Contrary to the popular notion of his being an ‘apostle of Hindu–Muslim unity’, Kabir’s notion of the individual challenges both the Varnashrama and Islamic systems. An assessment on the occasion of the sant-poet’s 600th birth anniversary

The ‘individuality’ of Kabir’s style and language has already been analysed by scholars like Hazariprasad Dwivedi and Linda Hess; essentially in terms of the uniqueness of his diction and ‘spontaneous, rough rhetoric’. What I wish to talk about is the implicit notion of individual which informs Kabir’s critique of the Varnashrama and also his yearnings and longings.

Kabir has been vehemently criticised for his supposed ‘individualism’. Acharya Ramchandra Shukla actually contrasted Kabir’s ‘irritating individualistic arrogance’ with the ‘persuasive modesty’ of Jayasi. It was but natural. Unlike Sufis, Saguna Bhaktas and Christian mystics, Kabir did not insist on the ‘correct reading’ of scripture. According to him, the dichotomy is not between the right and wrong reading of the scripture but between the so-called authority of the scripture and the felt authenticity of his own experience. Even when he is apparently asking the people to understand their scriptures correctly, it is clear that the reference of correctness is not the divinity of the scripture but it’s capacity (or the lack of it) to illuminate one’s real social and spiritual experience.

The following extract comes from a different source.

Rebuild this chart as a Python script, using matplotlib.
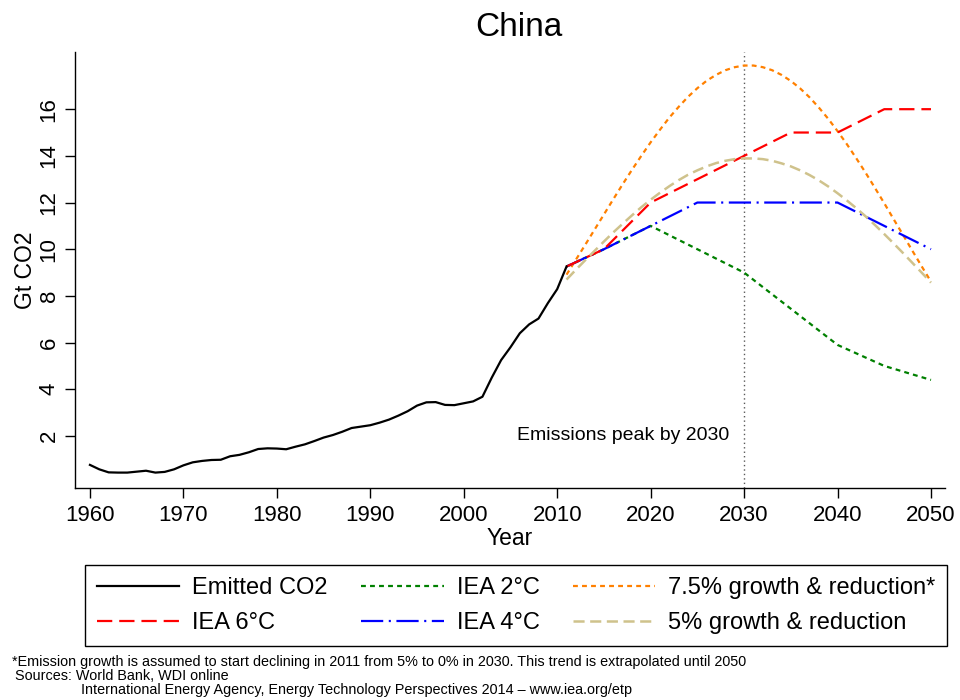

It is this lack of the capacity to explain things in a convincing manner which leads to the refusal on Kabir’s part. Nabhadas anticipated a lot of modern discourse on Kabir when he noted that "Kabir refused to accept the sanctity of either Varnashrama or the systems of philosophy". The question is: why was such a refusal inevitable?

Let me make here a personal submission. I felt the need to explore the possibility of some notion of the "individual" in a philosophical sense in the poetic sensibility of Kabir while working on a paper about the state of human rights in contemporary Indian society. Obviously the idea of human rights presupposes the existence of inalienable human dignity inherent in every individual. This idea implies a categorical rejection of any denial of human dignity or any a priori, un–negotiated hierarchy of human beings. Such a rejection cannot but be based upon the idea of "individual" that enters into a variety of social relations. In fact whose existence do such relations define and yet who ought to be recognised as an individual and who precisely because of such recognition has a right to be protected against discrimination. Against being placed in a hierarchy based on birth in a pure or impure, higher or lower social group.

In other words, the worth of any human being ought to be determined on the criteria wholly independent of a priori valuation of the merit or demerit of his/her social origin or gender etc. Varnashrama is anti–thetical to such an idea. It is rooted in the idea of divinely sanctioned social ascription of all human beings. No doubt there is a variety of opinions within the Varnashrama thinking about the mechanism and degree of this ascription. But the idea of all persons having something in common in equal degree is simply inadmissible to all the theorists of the Varnashrama scheme of "ordering" the differences as it is sometimes euphemistically called!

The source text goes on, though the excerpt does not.